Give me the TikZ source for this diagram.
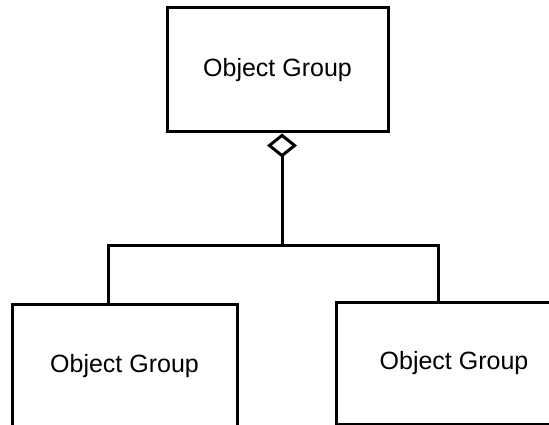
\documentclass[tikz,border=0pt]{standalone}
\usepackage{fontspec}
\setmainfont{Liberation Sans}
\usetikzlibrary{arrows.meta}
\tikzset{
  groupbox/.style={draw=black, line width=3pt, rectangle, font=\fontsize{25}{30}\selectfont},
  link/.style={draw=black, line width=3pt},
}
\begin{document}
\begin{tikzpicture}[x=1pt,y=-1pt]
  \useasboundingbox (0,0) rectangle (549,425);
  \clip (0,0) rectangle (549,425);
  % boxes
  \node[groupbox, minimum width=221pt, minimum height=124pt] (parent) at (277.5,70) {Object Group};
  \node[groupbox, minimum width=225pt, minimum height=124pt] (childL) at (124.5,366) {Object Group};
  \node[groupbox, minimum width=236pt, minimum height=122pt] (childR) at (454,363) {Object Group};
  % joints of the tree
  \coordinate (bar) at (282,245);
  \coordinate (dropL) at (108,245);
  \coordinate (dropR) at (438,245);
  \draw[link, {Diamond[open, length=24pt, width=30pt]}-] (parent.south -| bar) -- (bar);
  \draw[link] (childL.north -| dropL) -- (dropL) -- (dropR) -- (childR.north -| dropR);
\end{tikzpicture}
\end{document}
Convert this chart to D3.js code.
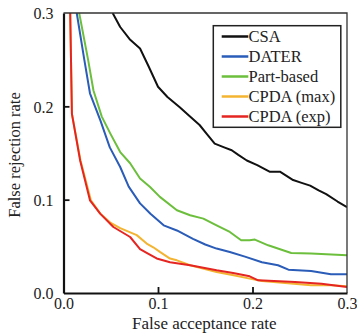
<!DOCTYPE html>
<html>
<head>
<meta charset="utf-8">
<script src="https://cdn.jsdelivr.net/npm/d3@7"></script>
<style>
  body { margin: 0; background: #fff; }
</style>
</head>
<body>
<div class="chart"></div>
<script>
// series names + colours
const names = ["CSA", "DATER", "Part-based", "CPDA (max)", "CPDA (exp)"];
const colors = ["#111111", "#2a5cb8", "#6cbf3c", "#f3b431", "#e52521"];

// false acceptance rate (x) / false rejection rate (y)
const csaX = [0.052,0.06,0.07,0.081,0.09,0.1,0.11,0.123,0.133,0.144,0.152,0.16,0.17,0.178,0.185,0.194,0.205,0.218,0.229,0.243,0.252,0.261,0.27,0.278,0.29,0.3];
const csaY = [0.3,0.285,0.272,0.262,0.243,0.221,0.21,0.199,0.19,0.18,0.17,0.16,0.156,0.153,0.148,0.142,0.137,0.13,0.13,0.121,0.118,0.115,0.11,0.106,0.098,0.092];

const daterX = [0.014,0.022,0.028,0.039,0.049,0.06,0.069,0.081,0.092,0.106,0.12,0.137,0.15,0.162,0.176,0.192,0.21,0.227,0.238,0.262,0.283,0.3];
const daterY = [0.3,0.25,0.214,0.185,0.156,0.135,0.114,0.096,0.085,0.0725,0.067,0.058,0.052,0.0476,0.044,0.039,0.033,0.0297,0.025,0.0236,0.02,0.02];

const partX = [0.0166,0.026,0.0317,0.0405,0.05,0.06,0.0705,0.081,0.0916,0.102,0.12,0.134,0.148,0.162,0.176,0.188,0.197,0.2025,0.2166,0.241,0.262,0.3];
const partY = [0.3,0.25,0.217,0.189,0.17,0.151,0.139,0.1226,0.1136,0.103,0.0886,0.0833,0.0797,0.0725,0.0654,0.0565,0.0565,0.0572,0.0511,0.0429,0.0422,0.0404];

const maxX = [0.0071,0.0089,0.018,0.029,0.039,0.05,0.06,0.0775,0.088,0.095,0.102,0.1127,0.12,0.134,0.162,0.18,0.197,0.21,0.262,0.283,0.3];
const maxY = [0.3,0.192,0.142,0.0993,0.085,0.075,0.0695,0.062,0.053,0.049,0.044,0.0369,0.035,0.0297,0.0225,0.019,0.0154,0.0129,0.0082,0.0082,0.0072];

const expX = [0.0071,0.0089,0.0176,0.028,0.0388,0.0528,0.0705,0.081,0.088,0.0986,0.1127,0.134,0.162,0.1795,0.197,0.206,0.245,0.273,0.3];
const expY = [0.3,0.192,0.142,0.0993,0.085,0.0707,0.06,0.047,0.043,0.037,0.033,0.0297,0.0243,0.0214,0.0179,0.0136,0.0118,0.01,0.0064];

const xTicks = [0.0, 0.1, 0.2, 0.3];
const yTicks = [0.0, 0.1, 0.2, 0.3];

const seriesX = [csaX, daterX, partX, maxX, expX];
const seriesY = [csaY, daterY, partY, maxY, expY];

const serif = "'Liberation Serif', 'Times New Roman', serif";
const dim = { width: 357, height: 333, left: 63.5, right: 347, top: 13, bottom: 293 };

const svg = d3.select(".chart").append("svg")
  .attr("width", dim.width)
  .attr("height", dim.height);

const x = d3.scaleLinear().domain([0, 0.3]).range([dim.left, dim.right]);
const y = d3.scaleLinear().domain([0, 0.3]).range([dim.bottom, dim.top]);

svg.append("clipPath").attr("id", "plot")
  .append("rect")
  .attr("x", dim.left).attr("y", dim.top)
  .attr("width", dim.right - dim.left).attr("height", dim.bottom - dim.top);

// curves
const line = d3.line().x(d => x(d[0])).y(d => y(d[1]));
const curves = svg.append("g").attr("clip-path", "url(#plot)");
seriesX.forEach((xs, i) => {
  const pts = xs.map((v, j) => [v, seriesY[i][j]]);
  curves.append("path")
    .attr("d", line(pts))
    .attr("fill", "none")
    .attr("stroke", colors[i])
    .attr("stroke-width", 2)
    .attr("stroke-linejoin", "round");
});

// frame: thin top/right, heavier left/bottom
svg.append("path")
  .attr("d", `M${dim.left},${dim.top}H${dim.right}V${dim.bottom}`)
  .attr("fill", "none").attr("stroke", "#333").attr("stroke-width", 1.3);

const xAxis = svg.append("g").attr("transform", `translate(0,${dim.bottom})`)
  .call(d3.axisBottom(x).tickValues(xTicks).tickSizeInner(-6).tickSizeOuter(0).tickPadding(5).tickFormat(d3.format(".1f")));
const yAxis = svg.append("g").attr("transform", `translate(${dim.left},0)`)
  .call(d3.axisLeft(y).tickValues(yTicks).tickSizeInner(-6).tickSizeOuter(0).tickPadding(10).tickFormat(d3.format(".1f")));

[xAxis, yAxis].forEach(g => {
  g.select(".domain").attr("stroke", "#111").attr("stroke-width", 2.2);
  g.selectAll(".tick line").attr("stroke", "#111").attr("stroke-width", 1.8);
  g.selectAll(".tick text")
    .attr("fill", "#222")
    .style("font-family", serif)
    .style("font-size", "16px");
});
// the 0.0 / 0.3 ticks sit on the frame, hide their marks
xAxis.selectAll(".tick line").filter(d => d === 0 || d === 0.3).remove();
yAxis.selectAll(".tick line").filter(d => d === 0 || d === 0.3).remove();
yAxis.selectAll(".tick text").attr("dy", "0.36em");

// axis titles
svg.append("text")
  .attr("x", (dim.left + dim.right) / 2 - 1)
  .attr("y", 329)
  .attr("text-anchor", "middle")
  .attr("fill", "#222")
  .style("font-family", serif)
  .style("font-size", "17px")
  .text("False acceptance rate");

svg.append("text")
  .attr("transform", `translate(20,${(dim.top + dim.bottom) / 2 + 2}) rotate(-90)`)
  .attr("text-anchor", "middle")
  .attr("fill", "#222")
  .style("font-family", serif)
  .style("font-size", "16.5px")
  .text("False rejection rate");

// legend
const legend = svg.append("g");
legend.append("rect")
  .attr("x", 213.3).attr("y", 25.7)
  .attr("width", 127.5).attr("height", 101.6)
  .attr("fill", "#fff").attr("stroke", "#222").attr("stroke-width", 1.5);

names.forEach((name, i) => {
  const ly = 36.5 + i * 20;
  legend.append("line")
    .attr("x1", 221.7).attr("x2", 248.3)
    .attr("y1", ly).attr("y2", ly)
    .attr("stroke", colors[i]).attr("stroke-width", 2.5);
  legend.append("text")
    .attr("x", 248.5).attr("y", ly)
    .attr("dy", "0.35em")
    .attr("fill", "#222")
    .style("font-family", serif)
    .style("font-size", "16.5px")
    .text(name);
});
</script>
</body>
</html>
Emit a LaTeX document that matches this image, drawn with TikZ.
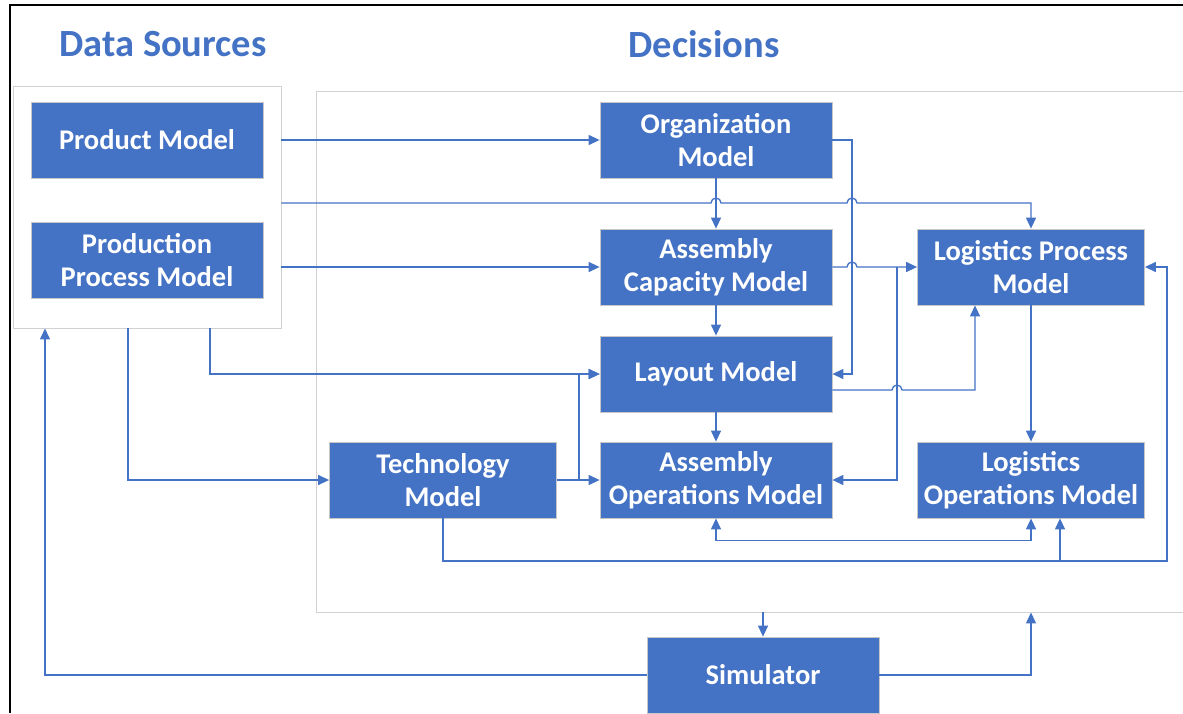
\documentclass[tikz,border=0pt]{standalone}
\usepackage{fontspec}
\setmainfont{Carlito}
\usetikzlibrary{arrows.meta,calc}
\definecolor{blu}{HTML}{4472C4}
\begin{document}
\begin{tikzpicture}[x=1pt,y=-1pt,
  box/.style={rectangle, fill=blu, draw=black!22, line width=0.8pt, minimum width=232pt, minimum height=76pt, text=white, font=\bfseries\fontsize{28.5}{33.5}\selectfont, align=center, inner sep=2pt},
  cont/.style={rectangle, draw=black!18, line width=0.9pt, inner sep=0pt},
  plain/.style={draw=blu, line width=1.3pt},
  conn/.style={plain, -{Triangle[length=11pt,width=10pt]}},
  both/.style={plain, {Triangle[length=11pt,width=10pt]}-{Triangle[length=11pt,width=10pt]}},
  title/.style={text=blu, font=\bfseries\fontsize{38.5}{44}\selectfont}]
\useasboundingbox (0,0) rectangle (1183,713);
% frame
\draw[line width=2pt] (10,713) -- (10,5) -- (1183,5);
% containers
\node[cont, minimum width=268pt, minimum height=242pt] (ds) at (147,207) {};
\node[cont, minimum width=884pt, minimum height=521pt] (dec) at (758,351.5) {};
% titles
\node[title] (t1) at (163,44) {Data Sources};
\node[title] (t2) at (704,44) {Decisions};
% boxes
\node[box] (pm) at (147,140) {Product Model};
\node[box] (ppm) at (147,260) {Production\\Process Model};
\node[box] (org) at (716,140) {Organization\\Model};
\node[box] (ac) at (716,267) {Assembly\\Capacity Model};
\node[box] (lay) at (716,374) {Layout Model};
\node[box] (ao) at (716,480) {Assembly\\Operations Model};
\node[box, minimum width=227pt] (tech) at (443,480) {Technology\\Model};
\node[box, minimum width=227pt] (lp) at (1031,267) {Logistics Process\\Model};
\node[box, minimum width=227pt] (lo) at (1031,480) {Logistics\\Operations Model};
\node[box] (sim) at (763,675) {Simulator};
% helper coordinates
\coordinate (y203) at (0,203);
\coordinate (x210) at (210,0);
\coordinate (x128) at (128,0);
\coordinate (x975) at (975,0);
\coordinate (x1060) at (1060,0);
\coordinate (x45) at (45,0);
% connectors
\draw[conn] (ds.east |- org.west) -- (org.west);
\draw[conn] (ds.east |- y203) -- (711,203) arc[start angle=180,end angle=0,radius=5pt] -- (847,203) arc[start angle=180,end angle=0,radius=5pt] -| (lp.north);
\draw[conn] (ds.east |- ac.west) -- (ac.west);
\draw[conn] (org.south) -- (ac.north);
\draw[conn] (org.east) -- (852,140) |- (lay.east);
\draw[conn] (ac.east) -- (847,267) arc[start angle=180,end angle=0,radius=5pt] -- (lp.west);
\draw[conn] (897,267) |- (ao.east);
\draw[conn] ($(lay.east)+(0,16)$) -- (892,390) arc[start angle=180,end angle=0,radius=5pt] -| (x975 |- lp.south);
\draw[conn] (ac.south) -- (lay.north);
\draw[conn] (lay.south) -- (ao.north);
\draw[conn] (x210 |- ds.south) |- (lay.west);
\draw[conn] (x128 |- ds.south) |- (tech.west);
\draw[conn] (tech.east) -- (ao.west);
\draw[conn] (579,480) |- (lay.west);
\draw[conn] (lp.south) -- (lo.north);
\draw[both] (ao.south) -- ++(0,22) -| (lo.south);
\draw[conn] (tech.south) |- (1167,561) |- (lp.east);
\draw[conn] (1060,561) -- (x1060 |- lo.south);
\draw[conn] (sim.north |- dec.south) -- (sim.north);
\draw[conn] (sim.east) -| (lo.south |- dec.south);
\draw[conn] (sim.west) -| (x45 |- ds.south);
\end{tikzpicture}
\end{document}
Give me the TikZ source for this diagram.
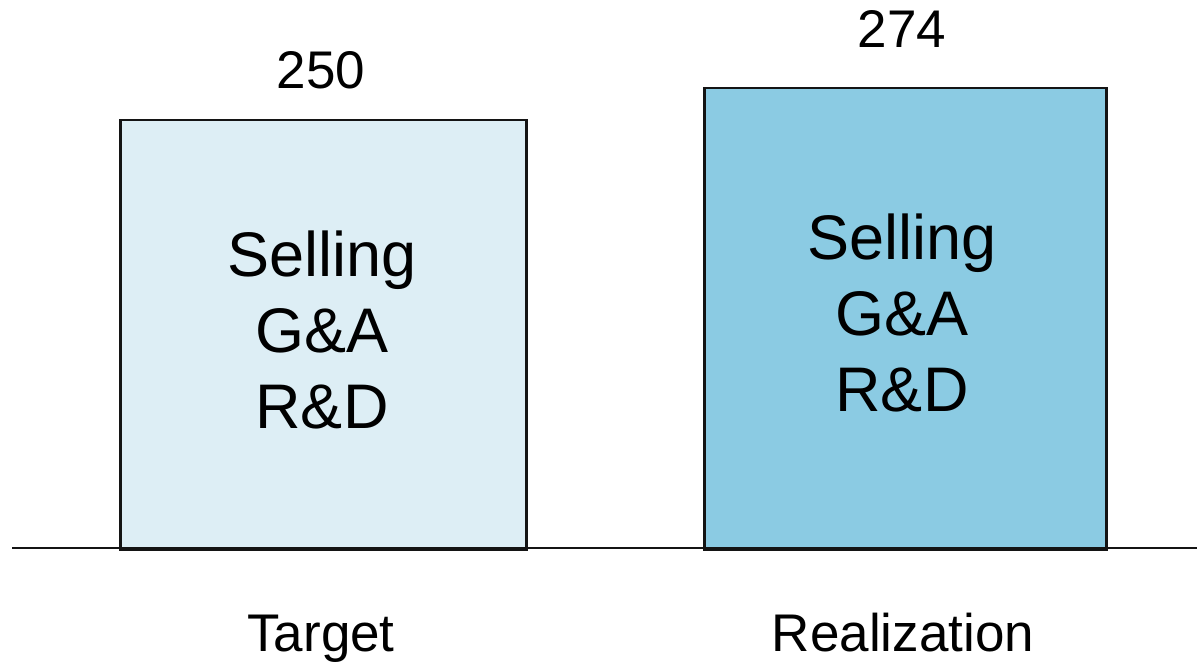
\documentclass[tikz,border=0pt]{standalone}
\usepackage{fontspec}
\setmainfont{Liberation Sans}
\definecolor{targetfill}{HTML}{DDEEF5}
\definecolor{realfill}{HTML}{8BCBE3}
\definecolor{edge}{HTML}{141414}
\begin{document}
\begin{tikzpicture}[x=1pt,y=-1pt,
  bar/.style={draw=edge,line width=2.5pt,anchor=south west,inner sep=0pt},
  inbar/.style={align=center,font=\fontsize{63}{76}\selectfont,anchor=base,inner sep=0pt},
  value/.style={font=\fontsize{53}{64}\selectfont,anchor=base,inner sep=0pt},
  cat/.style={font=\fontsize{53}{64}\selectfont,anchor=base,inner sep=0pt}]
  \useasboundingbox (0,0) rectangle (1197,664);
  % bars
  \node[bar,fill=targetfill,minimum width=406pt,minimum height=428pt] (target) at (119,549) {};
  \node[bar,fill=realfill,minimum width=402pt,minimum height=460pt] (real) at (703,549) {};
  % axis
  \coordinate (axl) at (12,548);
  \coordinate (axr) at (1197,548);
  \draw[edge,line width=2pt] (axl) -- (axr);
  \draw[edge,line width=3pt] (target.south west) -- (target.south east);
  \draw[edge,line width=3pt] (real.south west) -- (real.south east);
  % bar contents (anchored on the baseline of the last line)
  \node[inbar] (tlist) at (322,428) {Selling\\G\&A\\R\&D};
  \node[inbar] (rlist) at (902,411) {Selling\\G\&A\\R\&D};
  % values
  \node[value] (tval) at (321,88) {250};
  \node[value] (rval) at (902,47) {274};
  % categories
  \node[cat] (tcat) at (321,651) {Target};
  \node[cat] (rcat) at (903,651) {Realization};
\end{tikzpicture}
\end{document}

• **TASK DESCRIPTION**
All lines holding the word "this" should be picked out and copied.

• **SOLVED EXERCISE**
Give me the TikZ source for this diagram.
Convert this chart to D3.js code.
Emit a LaTeX document that matches this image, drawn with TikZ.
Give me the TikZ source for this diagram.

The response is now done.